Some of our immediate action items are:

  • Transition to a much larger number of smaller Kafka brokers to distribute the data more widely and make the cluster more fault tolerant. Additionally this will reduce the incremental overhead over rebalancing actions for individual broker outages.
  • Harden certain Kafka consumers to be more fault tolerant.
  • Transition Kafka consumer/publisher configuration to our Consul cluster allowing us to dynamically modify the values to respond to issues.
  • Add additional metrics/monitoring for cluster configuration and cluster management tasks.

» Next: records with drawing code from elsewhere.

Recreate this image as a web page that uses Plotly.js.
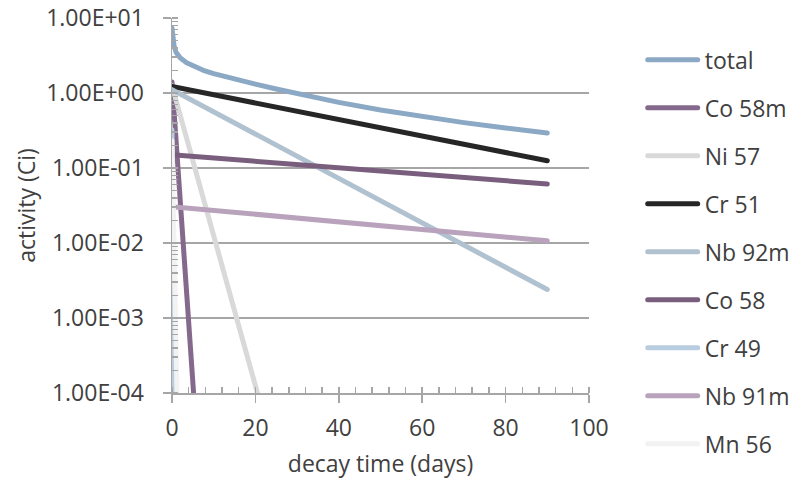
<!DOCTYPE html>
<html>
<head>
<meta charset="utf-8">
<script src="https://cdn.plot.ly/plotly-3.0.1.min.js"></script>
<style>
  html, body { margin: 0; padding: 0; background: #ffffff; }
  #chart { width: 796px; height: 483px; }
  .scatterlayer .js-line, .legendlines path { stroke-linecap: round; stroke-linejoin: round; }
</style>
</head>
<body>
<div id="chart"></div>
<script>
// Activity of each nuclide (Ci) against decay time (days)
const totalDays = [0, 0.25, 0.5, 1, 2, 3.5, 5, 7.5, 10, 15, 20, 25, 30, 40, 50, 60, 70, 80, 90];
const totalCi   = [7.36, 5.01, 4.22, 3.47, 2.92, 2.53, 2.30, 2.01, 1.81, 1.52, 1.31, 1.13, 0.977, 0.750, 0.594, 0.484, 0.403, 0.341, 0.293];

const co58mDays = [0, 1, 2, 3, 4, 5, 6];
const co58mCi   = [1.4, 0.22, 0.035, 0.0056, 0.00088, 0.00014, 0.000022];

const ni57Days = [0, 5, 10, 15, 20, 25];
const ni57Ci   = [1.25, 0.125, 0.0125, 0.00125, 0.000125, 0.0000125];

const cr51Days = [0, 30, 60, 90];
const cr51Ci   = [1.22, 0.571, 0.267, 0.125];

const nb92mDays = [0, 30, 60, 90];
const nb92mCi   = [1.11, 0.1435, 0.0186, 0.0024];

const co58Days = [0, 30, 60, 90];
const co58Ci   = [0.150, 0.111, 0.083, 0.0612];

const cr49Days = [0, 0.1, 0.2, 0.3, 0.4];
const cr49Ci   = [0.32, 0.031, 0.003, 0.00029, 0.000028];

const nb91mDays = [0, 30, 60, 90];
const nb91mCi   = [0.0305, 0.0216, 0.0152, 0.0107];

const mn56Days = [0, 0.5, 1, 1.5];
const mn56Ci   = [0.23, 0.0091, 0.00036, 0.0000145];

const seriesNames  = ['total', 'Co 58m', 'Ni 57', 'Cr 51', 'Nb 92m', 'Co 58', 'Cr 49', 'Nb 91m', 'Mn 56'];
const seriesColors = ['#8ba9c5', '#85698c', '#d9d9d9', '#262626', '#b0c1d0', '#7a5e7e', '#b9cde1', '#b9a3bc', '#f2f2f2'];
const seriesX = [totalDays, co58mDays, ni57Days, cr51Days, nb92mDays, co58Days, cr49Days, nb91mDays, mn56Days];
const seriesY = [totalCi, co58mCi, ni57Ci, cr51Ci, nb92mCi, co58Ci, cr49Ci, nb91mCi, mn56Ci];

const yTickVals = [1e-4, 1e-3, 1e-2, 1e-1, 1e0, 1e1];
const yTickText = ['1.00E-04', '1.00E-03', '1.00E-02', '1.00E-01', '1.00E+00', '1.00E+01'];
const xTickVals = [0, 20, 40, 60, 80, 100];

const FONT = 'Open Sans, sans-serif';
const TEXT = '#404040';
const AXIS = '#a6a6a6';

const traces = seriesNames.map((name, i) => ({
  type: 'scatter',
  mode: 'lines',
  name: name,
  legendgroup: 'g' + i,
  x: seriesX[i],
  y: seriesY[i],
  line: { color: seriesColors[i], width: 5 },
  hoverinfo: 'x+y+name'
}));

const layout = {
  width: 796,
  height: 483,
  margin: { l: 172, r: 207, t: 18, b: 90, pad: 0, autoexpand: false },
  paper_bgcolor: '#ffffff',
  plot_bgcolor: '#ffffff',
  font: { family: FONT, size: 23, color: TEXT },
  showlegend: true,
  legend: {
    x: 1.124, xanchor: 'left',
    y: 0.9457, yanchor: 'top',
    traceorder: 'grouped',
    tracegroupgap: 15.1,
    itemwidth: 54,
    maxheight: 470,
    bgcolor: 'rgba(0,0,0,0)',
    borderwidth: 0,
    font: { family: FONT, size: 23, color: TEXT }
  },
  xaxis: {
    range: [0, 100],
    tickmode: 'array',
    tickvals: xTickVals,
    ticks: 'outside',
    ticklen: 8,
    tickwidth: 1.5,
    tickcolor: AXIS,
    ticklabelstandoff: 6,
    showline: true,
    linecolor: AXIS,
    linewidth: 1.5,
    showgrid: false,
    zeroline: false,
    minor: { ticks: 'inside', dtick: 4, ticklen: 6, tickwidth: 1.5, tickcolor: AXIS, showgrid: false },
    title: { text: 'decay time (days)', font: { family: FONT, size: 23, color: TEXT }, standoff: 14 },
    tickfont: { family: FONT, size: 23, color: TEXT }
  },
  yaxis: {
    type: 'log',
    range: [-4, 1],
    tickmode: 'array',
    tickvals: yTickVals,
    ticktext: yTickText,
    ticks: 'outside',
    ticklen: 8,
    tickwidth: 1.5,
    tickcolor: AXIS,
    ticklabelstandoff: 14,
    showline: true,
    linecolor: AXIS,
    linewidth: 1.5,
    showgrid: true,
    gridcolor: AXIS,
    gridwidth: 1.5,
    zeroline: false,
    minor: { ticks: 'inside', dtick: 'D1', ticklen: 6, tickwidth: 1.5, tickcolor: AXIS, showgrid: false },
    title: { text: 'activity (Ci)', font: { family: FONT, size: 23, color: TEXT }, standoff: 4 },
    tickfont: { family: FONT, size: 23, color: TEXT }
  }
};

Plotly.newPlot('chart', traces, layout, { staticPlot: true, displayModeBar: false }).then(() => {
  // longer legend swatches
  document.querySelectorAll('.legendlines path').forEach(p => p.setAttribute('d', 'M7,0h50'));
});
</script>
</body>
</html>
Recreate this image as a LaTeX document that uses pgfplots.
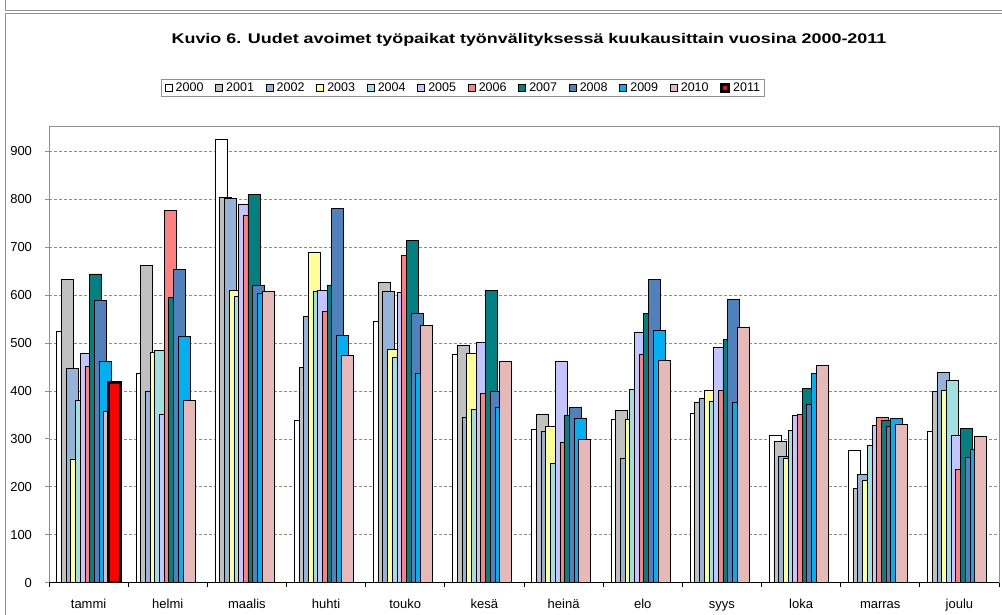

    • Detect edge cases like we experienced early.

Timeline

November 18 2020 (All Times in PST):

16:48 - Cluster was determined to be in a corrupt state, attempts to remedy this began.
17:15 - Ingestion halts, pipeline stalls.
19:01 - Ingestion resumes, pipeline is still stalled.
20:08 - Pipeline resumes, realtime search is still broken.
20:29 - All functionality is restored.

Posted Nov 23, 2020 - 10:57 PST

Resolved
All components functional again.
Posted Nov 18, 2020 - 20:29 PST
Update
We have experienced a regression, and are continuing to work on the internal queuing service.
Posted Nov 18, 2020 - 20:08 PST
Update
The pipeline is normalized and functioning, however we are still having issues with our realtime search. We will update when this is resolved.
Posted Nov 18, 2020 - 19:29 PST
Monitoring
We have implemented a fix, we expect the pipeline to normalize shortly.
Posted Nov 18, 2020 - 19:16 PST
Update
We have identified the source of the issue and are working towards a fix.
Posted Nov 18, 2020 - 18:06 PST
Identified
The pipeline is currently stalled due to an outage with an internal queuing service. We are working to bring it back online.
Posted Nov 18, 2020 - 17:20 PST
This incident affected: Processing pipeline (Core Processing Pipeline).